Brief: Gather every line in the records below that contains the word "page".

— begin Supplied records —

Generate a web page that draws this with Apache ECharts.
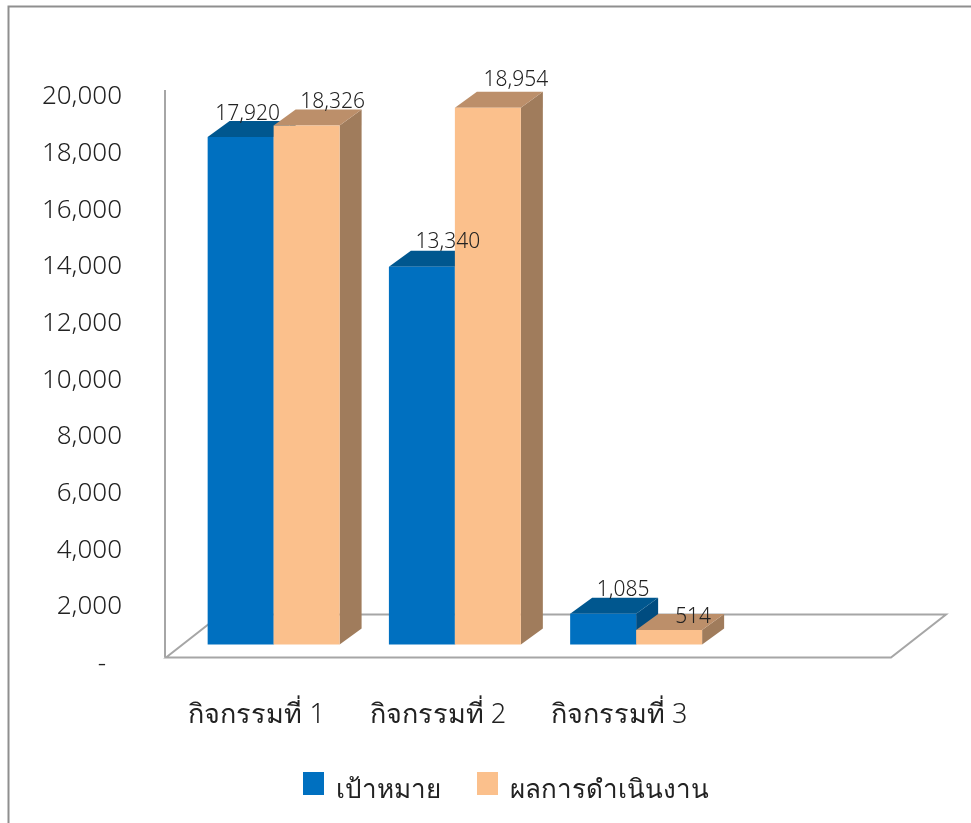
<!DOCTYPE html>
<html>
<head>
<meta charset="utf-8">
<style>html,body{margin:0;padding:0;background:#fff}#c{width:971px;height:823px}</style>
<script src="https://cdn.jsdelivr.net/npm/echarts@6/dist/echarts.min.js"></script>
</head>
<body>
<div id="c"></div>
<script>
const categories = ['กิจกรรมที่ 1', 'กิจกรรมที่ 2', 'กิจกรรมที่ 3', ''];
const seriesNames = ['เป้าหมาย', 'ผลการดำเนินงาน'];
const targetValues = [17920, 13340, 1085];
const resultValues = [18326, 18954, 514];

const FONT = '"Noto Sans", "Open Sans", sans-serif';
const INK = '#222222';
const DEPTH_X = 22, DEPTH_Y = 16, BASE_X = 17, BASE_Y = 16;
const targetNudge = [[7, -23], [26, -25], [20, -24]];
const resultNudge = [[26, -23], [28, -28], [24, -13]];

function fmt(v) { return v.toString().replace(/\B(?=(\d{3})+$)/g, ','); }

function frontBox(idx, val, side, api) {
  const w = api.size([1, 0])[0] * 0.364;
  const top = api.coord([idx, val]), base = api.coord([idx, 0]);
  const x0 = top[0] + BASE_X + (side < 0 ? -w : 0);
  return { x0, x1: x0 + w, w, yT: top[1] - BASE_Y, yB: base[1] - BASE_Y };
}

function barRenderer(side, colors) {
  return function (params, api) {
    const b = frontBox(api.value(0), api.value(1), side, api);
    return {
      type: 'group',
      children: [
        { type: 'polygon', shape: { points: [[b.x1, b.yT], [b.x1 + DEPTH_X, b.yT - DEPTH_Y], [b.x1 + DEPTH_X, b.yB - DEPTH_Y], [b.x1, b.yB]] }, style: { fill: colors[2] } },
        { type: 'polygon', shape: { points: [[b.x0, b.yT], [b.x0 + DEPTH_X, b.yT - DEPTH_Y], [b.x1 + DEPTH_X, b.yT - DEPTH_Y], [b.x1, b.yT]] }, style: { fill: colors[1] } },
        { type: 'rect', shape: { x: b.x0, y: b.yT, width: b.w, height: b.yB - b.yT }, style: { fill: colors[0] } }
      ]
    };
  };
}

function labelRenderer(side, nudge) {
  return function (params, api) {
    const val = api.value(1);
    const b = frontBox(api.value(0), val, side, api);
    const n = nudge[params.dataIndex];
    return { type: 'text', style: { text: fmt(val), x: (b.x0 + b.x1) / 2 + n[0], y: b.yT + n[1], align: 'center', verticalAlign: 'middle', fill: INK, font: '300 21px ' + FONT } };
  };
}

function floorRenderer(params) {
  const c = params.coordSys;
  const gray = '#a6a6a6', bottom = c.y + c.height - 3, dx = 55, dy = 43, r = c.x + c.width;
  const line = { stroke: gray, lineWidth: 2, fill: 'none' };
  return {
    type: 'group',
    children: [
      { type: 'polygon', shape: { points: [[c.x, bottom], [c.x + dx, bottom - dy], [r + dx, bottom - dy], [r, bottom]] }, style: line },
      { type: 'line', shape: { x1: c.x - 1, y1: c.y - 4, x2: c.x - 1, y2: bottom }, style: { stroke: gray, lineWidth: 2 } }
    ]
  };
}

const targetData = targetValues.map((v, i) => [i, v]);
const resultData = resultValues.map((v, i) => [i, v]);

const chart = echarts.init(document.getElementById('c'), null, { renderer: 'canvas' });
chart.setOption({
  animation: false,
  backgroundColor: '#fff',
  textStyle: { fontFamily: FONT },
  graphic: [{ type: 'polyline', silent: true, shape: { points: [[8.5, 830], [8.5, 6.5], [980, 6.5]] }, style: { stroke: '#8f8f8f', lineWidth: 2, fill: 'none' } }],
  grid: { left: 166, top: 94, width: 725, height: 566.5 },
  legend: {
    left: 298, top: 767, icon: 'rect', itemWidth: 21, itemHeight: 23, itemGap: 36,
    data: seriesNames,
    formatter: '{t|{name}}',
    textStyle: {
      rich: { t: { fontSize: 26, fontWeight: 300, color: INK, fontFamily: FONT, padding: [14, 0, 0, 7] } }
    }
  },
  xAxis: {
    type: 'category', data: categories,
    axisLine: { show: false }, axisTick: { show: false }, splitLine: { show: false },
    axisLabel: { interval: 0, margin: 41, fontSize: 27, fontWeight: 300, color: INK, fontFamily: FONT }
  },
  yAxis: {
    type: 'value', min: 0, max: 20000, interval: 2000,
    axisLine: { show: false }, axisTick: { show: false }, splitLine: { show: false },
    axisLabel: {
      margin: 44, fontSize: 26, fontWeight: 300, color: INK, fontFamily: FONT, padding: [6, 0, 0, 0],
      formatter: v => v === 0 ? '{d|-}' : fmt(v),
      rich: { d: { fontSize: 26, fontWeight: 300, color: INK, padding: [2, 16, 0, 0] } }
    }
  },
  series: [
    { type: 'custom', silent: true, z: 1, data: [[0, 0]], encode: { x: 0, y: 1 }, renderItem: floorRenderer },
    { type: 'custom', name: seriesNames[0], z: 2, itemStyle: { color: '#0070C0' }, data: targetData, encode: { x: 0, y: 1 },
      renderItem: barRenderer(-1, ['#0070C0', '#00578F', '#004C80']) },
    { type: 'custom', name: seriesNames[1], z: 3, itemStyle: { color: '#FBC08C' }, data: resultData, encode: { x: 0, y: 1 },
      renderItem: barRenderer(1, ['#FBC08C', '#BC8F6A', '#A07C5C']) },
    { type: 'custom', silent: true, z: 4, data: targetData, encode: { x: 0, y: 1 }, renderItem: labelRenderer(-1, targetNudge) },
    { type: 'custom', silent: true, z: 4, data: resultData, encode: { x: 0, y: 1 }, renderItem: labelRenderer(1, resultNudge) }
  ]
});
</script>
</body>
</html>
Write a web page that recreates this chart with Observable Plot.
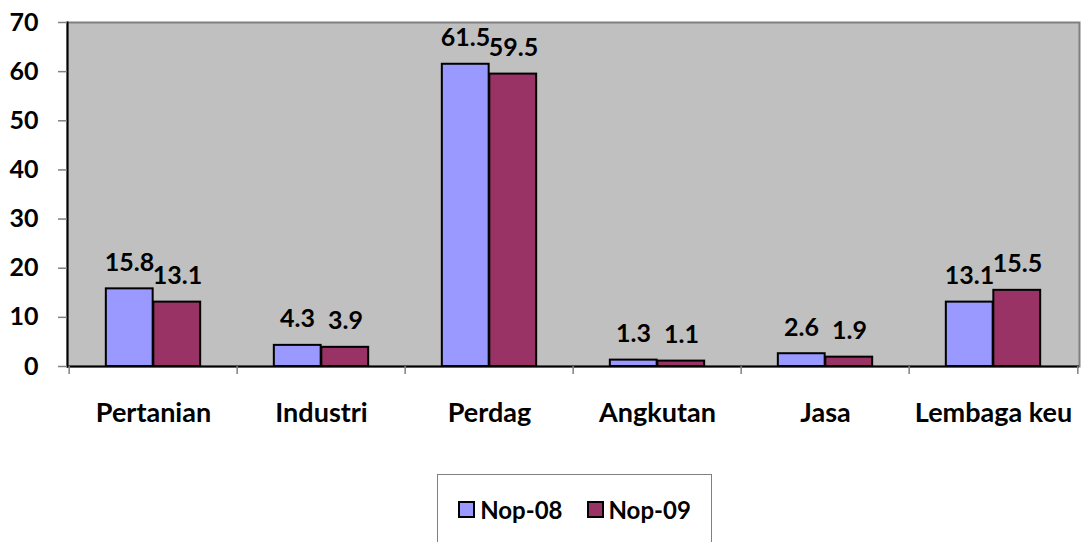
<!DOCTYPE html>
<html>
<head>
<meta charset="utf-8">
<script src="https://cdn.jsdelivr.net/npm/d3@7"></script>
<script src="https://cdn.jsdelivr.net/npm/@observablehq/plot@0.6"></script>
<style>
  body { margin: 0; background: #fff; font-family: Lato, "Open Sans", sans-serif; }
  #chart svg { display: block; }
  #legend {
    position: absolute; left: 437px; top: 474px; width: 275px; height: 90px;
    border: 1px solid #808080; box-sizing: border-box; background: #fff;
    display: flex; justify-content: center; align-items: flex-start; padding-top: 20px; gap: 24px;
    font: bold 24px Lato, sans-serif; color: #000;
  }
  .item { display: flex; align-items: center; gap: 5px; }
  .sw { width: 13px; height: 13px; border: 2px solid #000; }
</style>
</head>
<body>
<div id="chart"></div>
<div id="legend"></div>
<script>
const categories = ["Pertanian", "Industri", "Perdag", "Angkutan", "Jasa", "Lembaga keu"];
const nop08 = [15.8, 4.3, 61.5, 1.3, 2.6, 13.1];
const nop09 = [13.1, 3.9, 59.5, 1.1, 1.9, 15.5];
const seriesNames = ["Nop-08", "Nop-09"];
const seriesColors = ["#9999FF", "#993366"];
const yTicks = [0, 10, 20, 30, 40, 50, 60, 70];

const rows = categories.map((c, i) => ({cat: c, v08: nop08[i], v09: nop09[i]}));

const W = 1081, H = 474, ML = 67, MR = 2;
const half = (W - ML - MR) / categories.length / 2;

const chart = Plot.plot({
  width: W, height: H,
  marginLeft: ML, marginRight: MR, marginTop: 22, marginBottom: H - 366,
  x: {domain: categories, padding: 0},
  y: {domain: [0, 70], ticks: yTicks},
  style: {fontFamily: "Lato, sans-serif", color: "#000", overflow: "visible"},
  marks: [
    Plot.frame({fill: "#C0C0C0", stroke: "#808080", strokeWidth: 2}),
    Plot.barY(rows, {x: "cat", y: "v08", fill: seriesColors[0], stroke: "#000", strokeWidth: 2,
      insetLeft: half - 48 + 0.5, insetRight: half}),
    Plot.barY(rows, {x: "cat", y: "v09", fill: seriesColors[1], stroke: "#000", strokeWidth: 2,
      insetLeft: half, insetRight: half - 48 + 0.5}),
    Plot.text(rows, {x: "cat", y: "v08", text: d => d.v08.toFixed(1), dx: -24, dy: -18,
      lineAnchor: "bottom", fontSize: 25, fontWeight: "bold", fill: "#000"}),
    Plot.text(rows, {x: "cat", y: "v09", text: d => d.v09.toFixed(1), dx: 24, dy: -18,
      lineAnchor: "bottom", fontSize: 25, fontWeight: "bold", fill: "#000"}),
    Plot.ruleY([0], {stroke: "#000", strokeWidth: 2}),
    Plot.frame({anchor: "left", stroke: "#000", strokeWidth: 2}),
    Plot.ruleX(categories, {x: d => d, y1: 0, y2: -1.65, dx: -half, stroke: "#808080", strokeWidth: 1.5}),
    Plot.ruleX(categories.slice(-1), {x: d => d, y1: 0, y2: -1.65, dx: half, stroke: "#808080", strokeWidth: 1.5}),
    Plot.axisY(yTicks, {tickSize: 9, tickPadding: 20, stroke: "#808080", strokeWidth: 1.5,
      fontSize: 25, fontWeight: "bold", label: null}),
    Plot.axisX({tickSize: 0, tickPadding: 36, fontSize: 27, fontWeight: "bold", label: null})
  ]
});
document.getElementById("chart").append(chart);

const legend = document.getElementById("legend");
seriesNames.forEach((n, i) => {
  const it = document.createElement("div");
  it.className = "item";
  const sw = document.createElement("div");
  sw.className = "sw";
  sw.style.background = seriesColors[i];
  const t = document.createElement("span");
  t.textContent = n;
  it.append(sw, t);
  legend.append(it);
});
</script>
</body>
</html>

— end Supplied records —

Answer to the task:
Generate a web page that draws this with Apache ECharts.
Write a web page that recreates this chart with Observable Plot.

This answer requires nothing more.